Coca-Cola Beverages Malawi (CCBM) returned as official water sponsor of the Be More Race in Lilongwe, its third consecutive year backing the Standard Bank Malawi-organised wellness event.
The sponsorship keeps CCBM’s water brands in front of a health-conscious, urban Lilongwe audience at zero product cost beyond activation spend, a modest but recurring line item against a company that has been putting real capital into the market. CCBM’s parent, Coca-Cola Beverages Africa (CCBA), committed $14.9 million to a new Lilongwe production line last year, one capable of bottling both Coca-Cola trademark beverages and the local Sobo brand on a single line.

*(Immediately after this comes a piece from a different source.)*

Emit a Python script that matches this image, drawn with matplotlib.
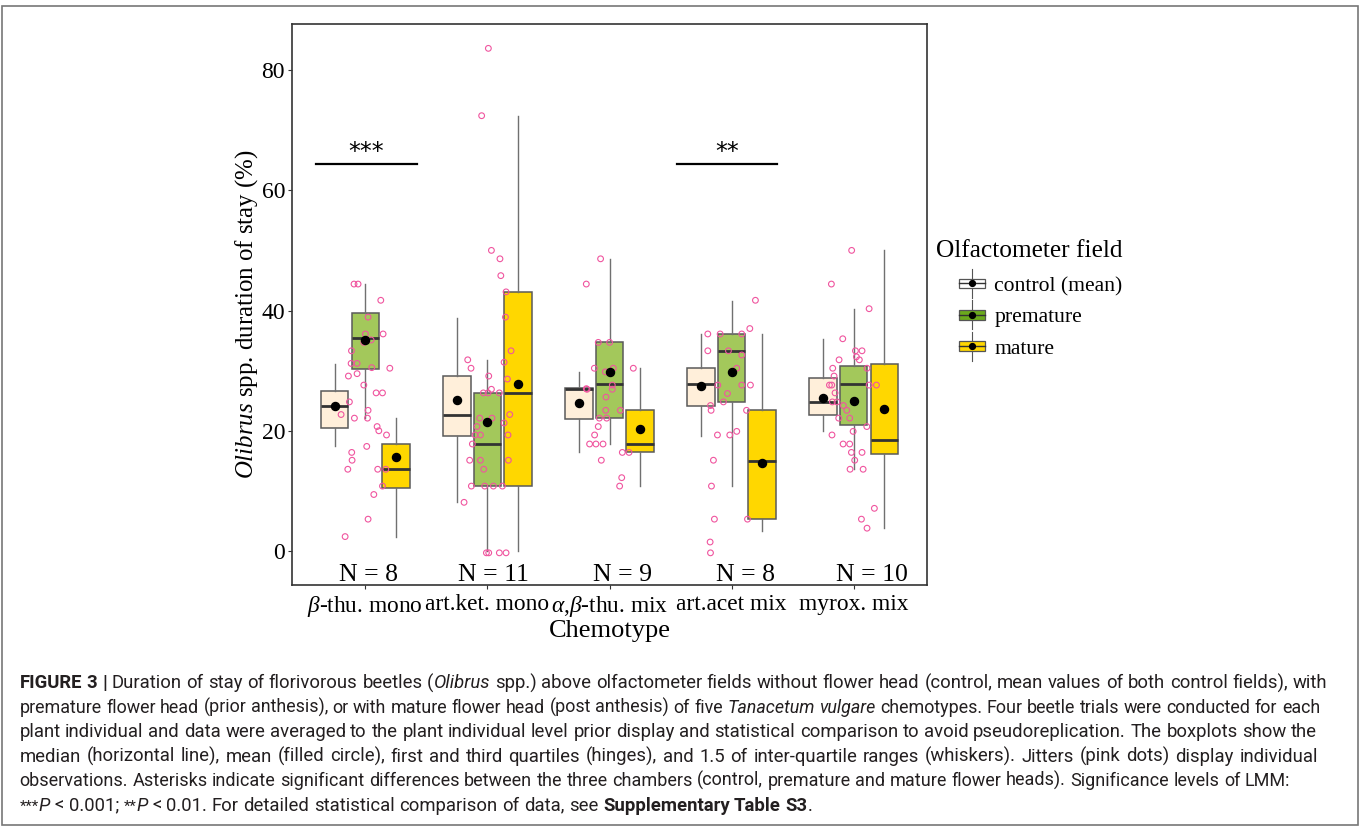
import matplotlib
matplotlib.use("Agg")
import matplotlib.pyplot as plt
from matplotlib import font_manager
from matplotlib.legend_handler import HandlerBase
from matplotlib.patches import Rectangle
from matplotlib.lines import Line2D

W, H = 1360, 831

chemotypes = [r"$\mathit{β}$-thu. mono", "art.ket. mono", r"$\mathit{α}$,$\mathit{β}$-thu. mix",
              "art.acet mix", "myrox. mix"]
n_labels = ["N = 8", "N = 11", "N = 9", "N = 8", "N = 10"]
n_label_pos = [1.03, 2.05, 3.11, 4.11, 5.15]
fields = ["control (mean)", "premature", "mature"]

# box statistics, one value per chemotype
control_low = [17.4, 8.1, 16.4, 19.2, 19.9]
control_q1 = [20.4, 19.2, 22.0, 24.1, 22.7]
control_med = [24.2, 22.7, 27.0, 27.7, 24.8]
control_q3 = [26.6, 29.1, 27.1, 30.4, 28.7]
control_high = [31.1, 38.8, 29.7, 36.1, 35.3]
control_mean = [24.2, 25.1, 24.6, 27.4, 25.4]

premature_low = [22.1, 0.0, 17.8, 10.8, 13.6]
premature_q1 = [30.2, 10.8, 22.1, 24.8, 21.0]
premature_med = [35.4, 17.8, 27.7, 33.3, 27.7]
premature_q3 = [39.6, 26.3, 34.7, 36.1, 30.8]
premature_high = [44.4, 31.8, 48.6, 41.6, 40.3]
premature_mean = [35.1, 21.5, 29.8, 29.8, 24.9]

mature_low = [2.4, 0.0, 10.8, 3.3, 3.9]
mature_q1 = [10.4, 10.8, 16.4, 5.3, 16.1]
mature_med = [13.6, 26.2, 17.8, 15.0, 18.5]
mature_q3 = [17.8, 43.1, 23.4, 23.4, 31.1]
mature_high = [22.1, 72.4, 30.4, 36.1, 50.1]
mature_mean = [15.7, 27.7, 20.3, 14.7, 23.6]

# jittered observations: horizontal offset from the chemotype centre, value
beta_mono_dx = [-0.092, -0.059, 0.127, 0.023, 0.001, 0.146, 0.048, -0.012, -0.113, -0.116, -0.067, 0.053,
                0.201, -0.067, -0.138, -0.012, 0.089, 0.141, -0.130, -0.198, -0.089, 0.018, 0.023, 0.097,
                0.111, 0.174, 0.012, -0.111, -0.108, -0.143, 0.102, 0.168, 0.141, 0.070, 0.023, -0.165]
beta_mono_val = [44.4, 44.4, 41.7, 38.9, 36.1, 36.1, 35.1, 34.7, 33.3, 31.2, 31.2, 30.5,
                 30.4, 29.5, 29.1, 27.6, 26.3, 26.3, 24.8, 22.7, 22.1, 22.1, 23.4, 20.7,
                 20.0, 19.3, 17.4, 16.4, 15.1, 13.6, 13.6, 13.6, 10.8, 9.4, 5.3, 2.4]

artket_mono_dx = [0.008, -0.047, 0.033, 0.103, 0.110, -0.161, -0.134, 0.153, 0.148, 0.194, 0.137, 0.011,
                  0.164, 0.033, -0.033, 0.005, 0.098, 0.183, -0.063, 0.038, 0.137, -0.085, -0.101, -0.057,
                  0.169, -0.123, -0.145, -0.057, 0.172, -0.030, -0.131, -0.022, 0.049, 0.123, -0.191,
                  -0.008, 0.011, 0.098, 0.153]
artket_mono_val = [83.6, 72.4, 50.0, 48.6, 45.8, 31.8, 30.4, 43.1, 38.9, 33.3, 31.4, 29.1,
                   28.6, 26.9, 26.3, 26.3, 26.3, 22.7, 22.1, 22.1, 21.3, 20.7, 19.3, 19.3,
                   19.3, 17.8, 15.1, 15.1, 15.1, 13.6, 10.8, 10.8, 10.8, 10.8, 8.1,
                   -0.3, -0.3, -0.3, -0.3]

ab_mix_dx = [-0.073, -0.190, -0.092, 0.001, -0.124, 0.031, 0.195, -0.034, -0.184, -0.190, 0.023, 0.023,
             -0.029, -0.031, 0.089, -0.083, -0.023, -0.092, -0.122, -0.163, -0.111, -0.053, 0.105, 0.160,
             -0.067, 0.100, 0.083]
ab_mix_val = [48.6, 44.4, 34.7, 34.7, 30.4, 30.4, 30.4, 29.8, 26.9, 27.0, 27.6, 26.9,
              25.6, 23.4, 23.4, 22.1, 22.1, 20.7, 19.3, 17.8, 17.8, 17.8, 16.4, 16.4,
              15.1, 12.2, 10.8]

artacet_mix_dx = [0.195, 0.149, -0.195, -0.094, 0.083, -0.195, -0.026, 0.083, 0.042, -0.113, 0.083, 0.154,
                  -0.034, -0.067, -0.173, -0.168, 0.122, 0.042, -0.116, -0.015, -0.149, -0.165, -0.141,
                  0.130, -0.176, -0.173]
artacet_mix_val = [41.7, 37.0, 36.1, 36.1, 36.1, 33.3, 33.3, 32.6, 30.4, 27.6, 27.6, 27.6,
                   26.2, 24.8, 24.2, 23.4, 23.4, 19.9, 19.3, 19.3, 15.1, 10.8, 5.3,
                   5.3, 1.5, -0.3]

myrox_mix_dx = [-0.017, -0.183, 0.126, -0.090, 0.014, 0.068, -0.120, 0.022, 0.046, -0.172, 0.109, -0.161,
                -0.199, -0.180, 0.126, 0.186, -0.153, -0.175, -0.137, -0.085, -0.057, -0.123, -0.033,
                0.107, -0.005, -0.178, -0.087, -0.033, -0.019, 0.068, 0.008, -0.030, 0.077, 0.169,
                0.063, 0.109]
myrox_mix_val = [50.0, 44.4, 40.3, 35.3, 33.3, 33.3, 31.8, 32.3, 31.8, 30.4, 30.4, 29.1,
                 27.6, 27.6, 27.6, 27.6, 26.3, 24.8, 24.8, 24.2, 23.4, 22.1, 22.1,
                 20.7, 19.9, 19.3, 17.8, 17.8, 16.4, 16.4, 15.1, 13.6, 13.6, 7.1,
                 5.3, 3.8]

sig_labels = ["***", "**"]
sig_from = [0.60, 3.55]
sig_to = [1.42, 4.37]
sig_y = [64.3, 64.3]

box_fill = ["#FFEFDA", "#A3C85B", "#FFD700"]
key_fill = ["#FFFFFF", "#6BAA1C", "#FFD700"]
jitter_color = "#F0559F"

plt.rcParams["mathtext.fontset"] = "custom"
plt.rcParams["mathtext.rm"] = "Liberation Serif"
plt.rcParams["mathtext.it"] = "Liberation Serif:italic"
plt.rcParams["mathtext.bf"] = "Liberation Serif:bold"
plt.rcParams["font.family"] = "Liberation Serif"

fig = plt.figure(figsize=(W / 100, H / 100), dpi=100)
ax = fig.add_axes([292 / W, 1 - 585 / H, 635 / W, 561 / H])

offsets = [-0.25, 0.0, 0.25]
lows = [control_low, premature_low, mature_low]
q1s = [control_q1, premature_q1, mature_q1]
meds = [control_med, premature_med, mature_med]
q3s = [control_q3, premature_q3, mature_q3]
highs = [control_high, premature_high, mature_high]
means = [control_mean, premature_mean, mature_mean]

for k in range(len(fields)):
    stats = []
    for i in range(len(chemotypes)):
        stats.append(dict(whislo=lows[k][i], q1=q1s[k][i], med=meds[k][i],
                          q3=q3s[k][i], whishi=highs[k][i], fliers=[]))
    pos = [i + 1 + offsets[k] for i in range(len(chemotypes))]
    ax.bxp(stats, positions=pos, widths=0.225, patch_artist=True, showcaps=False,
           showfliers=False, manage_ticks=False, zorder=2,
           boxprops=dict(facecolor=box_fill[k], edgecolor="#5a5a5a", linewidth=1.1),
           medianprops=dict(color="#333333", linewidth=2.0),
           whiskerprops=dict(color="#707070", linewidth=1.0))
    ax.plot(pos, means[k], "o", color="black", markersize=5.8, zorder=4)

jitter = [(beta_mono_dx, beta_mono_val), (artket_mono_dx, artket_mono_val),
          (ab_mix_dx, ab_mix_val), (artacet_mix_dx, artacet_mix_val),
          (myrox_mix_dx, myrox_mix_val)]
for i, (dx, vals) in enumerate(jitter):
    ax.scatter([i + 1 + d for d in dx], vals, s=17, facecolors="none",
               edgecolors=jitter_color, linewidths=0.8, zorder=3)

for lab, x0, x1, y in zip(sig_labels, sig_from, sig_to, sig_y):
    ax.plot([x0, x1], [y, y], color="black", lw=1.6, zorder=5)
    ax.text((x0 + x1) / 2, y + 0.1, lab, ha="center", va="bottom", fontsize=17,
            family="DejaVu Sans", zorder=5)

for lab, x in zip(n_labels, n_label_pos):
    ax.text(x, -4.0, lab, ha="center", va="center", fontsize=18.5)

ax.set_xlim(0.4, 5.6)
ax.set_ylim(-5.65, 87.65)
ax.set_yticks([0, 20, 40, 60, 80])
ax.set_xticks(range(1, 6))
ax.set_xticklabels(chemotypes)
ax.tick_params(axis="both", labelsize=17, length=3, width=0.8, color="#333333",
               labelcolor="black", pad=2)
ax.tick_params(axis="x", labelsize=16.8, pad=3.5)
for s in ax.spines.values():
    s.set_color("#333333")
    s.set_linewidth(1.2)

ax.set_xlabel("Chemotype", fontsize=19)
ax.xaxis.set_label_coords(0.5, -0.062)
ax.set_ylabel(r"$\mathit{Olibrus}$ spp. duration of stay (%)", fontsize=17.9)
ax.yaxis.set_label_coords(-0.051, 0.483)


class BoxKey(HandlerBase):
    def create_artists(self, legend, orig_handle, xdescent, ydescent, width, height,
                       fontsize, trans):
        fc = orig_handle.get_facecolor()
        cx = width / 2 - xdescent
        cy = height / 2 - ydescent
        bh = height * 0.7
        whisk = Line2D([cx, cx], [cy - 1.05 * height, cy + 1.05 * height], color="#555555",
                       lw=0.8, transform=trans)
        box = Rectangle((-xdescent, cy - bh / 2), width, bh, facecolor=fc,
                        edgecolor="#555555", lw=0.9, transform=trans)
        med = Line2D([-xdescent, width - xdescent], [cy, cy], color="#333333", lw=1.0,
                     transform=trans)
        dot = Line2D([cx], [cy], marker="o", color="black", markersize=4.2, transform=trans)
        return [whisk, box, med, dot]


handles = [Rectangle((0, 0), 1, 1, facecolor=c) for c in key_fill]
fig.legend(handles, fields, loc="upper left", bbox_to_anchor=(958.5 / W, 1 - 276.5 / H),
           frameon=False, prop=dict(family="Liberation Serif", size=15.6),
           handlelength=1.2, handleheight=0.6, handletextpad=0.45, labelspacing=0.55,
           borderpad=0, borderaxespad=0, handler_map={Rectangle: BoxKey()})
fig.text(936 / W, 1 - 257 / H, "Olfactometer field", fontsize=18.3, ha="left", va="baseline")

# outer frame of the figure panel
fig.patches.append(Rectangle((1.5 / W, 1 - 825 / H), 1356 / W, 819 / H,
                             transform=fig.transFigure, fill=False,
                             edgecolor="#777777", lw=1.2))

# caption
names = {f.name for f in font_manager.fontManager.ttflist}
cap_font = "Liberation Sans Narrow" if "Liberation Sans Narrow" in names else "Roboto"

caption = [
    [("FIGURE 3 | ", "bold"), ("Duration of stay of florivorous beetles (", "normal"),
     ("Olibrus", "italic"),
     (" spp.) above olfactometer fields without flower head (control, mean values of both control fields), with", "normal")],
    [("premature flower head (prior anthesis), or with mature flower head (post anthesis) of five ", "normal"),
     ("Tanacetum vulgare", "italic"),
     (" chemotypes. Four beetle trials were conducted for each", "normal")],
    [("plant individual and data were averaged to the plant individual level prior display and statistical comparison to avoid pseudoreplication. The boxplots show the", "normal")],
    [("median (horizontal line), mean (filled circle), first and third quartiles (hinges), and 1.5 of inter-quartile ranges (whiskers). Jitters (pink dots) display individual", "normal")],
    [("observations. Asterisks indicate significant differences between the three chambers (control, premature and mature flower heads). Significance levels of LMM:", "normal")],
    [("***", "sup"), ("P", "italic"), (" < 0.001; ", "normal"), ("**", "sup"), ("P", "italic"),
     (" < 0.01. For detailed statistical comparison of data, see ", "normal"),
     ("Supplementary Table S3", "bold"), (".", "normal")],
]
cap_base = [688.3, 712.8, 737.3, 761.7, 786.1, 810.6]
cap_right = [1327, 1320, 1317, 1318, 1289, None]

renderer = fig.canvas.get_renderer()


def seg_props(style, size):
    p = dict(family=cap_font, fontsize=size, color="#231F20", va="baseline", ha="left")
    if style == "bold":
        p["fontweight"] = "bold"
    elif style == "italic":
        p["fontstyle"] = "italic"
    elif style == "sup":
        p["fontsize"] = size * 0.8
    return p


def seg_width(txt, props):
    probe = fig.text(0, 0, txt + "l", **props)
    w1 = probe.get_window_extent(renderer).width
    probe.set_text("l")
    w2 = probe.get_window_extent(renderer).width
    probe.remove()
    return w1 - w2


def line_width(parts, size):
    return sum(seg_width(t, seg_props(s, size)) for t, s in parts)


x_start = 19.5
base_size = 10.0
ratios = sorted((r - x_start) / line_width(p, base_size)
                for p, r in zip(caption, cap_right) if r is not None)
cap_size = base_size * ratios[len(ratios) // 2]

for parts, yb, right in zip(caption, cap_base, cap_right):
    size = cap_size
    natural = line_width(parts, size)
    if right is not None and natural > right - x_start:
        size = size * (right - x_start) / natural
        natural = line_width(parts, size)
    n_space = sum(t.count(" ") for t, s in parts)
    extra = 0.0
    if right is not None and n_space:
        extra = min(1.5, max(0.0, (right - x_start - natural) / n_space))
    x = x_start
    for txt, style in parts:
        props = seg_props(style, size)
        words = txt.split(" ")
        for j, word in enumerate(words):
            if word:
                fig.text(x / W, 1 - yb / H, word, **props)
                x += seg_width(word, props)
            if j < len(words) - 1:
                x += seg_width(" ", props) + extra

fig.savefig("out.png", dpi=100)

That investment context matters more than the race itself. CCBA entered Malawi in 2022 by acquiring Castel’s soft drinks business, a deal welcomed at the time by the Consumers Association of Malawi on expectations of steadier supply and better quality control. Three years on, race-day sponsorships function as low-cost brand maintenance in a market where CCBA is still building consumer trust and retail penetration.

Malawi is a small, landlocked market by CCBA’s regional standards, its role in the group’s portfolio is logistics-driven as much as commercial: the new Lilongwe line was built partly to feed export volume into Zambia. Sponsorship activity like the Be More Race does little to move that calculus. It buys visibility, not volume.
Coca-Cola’s playbook here echoes moves elsewhere on the continent, including Sprite and Safaricom’s recent Nairobi activation and the consumer-facing rewards push Coca-Cola Nigeria has run as its home market stabilises. The common thread is brand spend timed to periods of operational investment, not standalone marketing decisions.
Whether CCBM converts three years of race-day visibility into measurable market share in Malawi’s water and CSD category remains untested. The company has not disclosed category-specific volume figures for the market since the 2022 acquisition.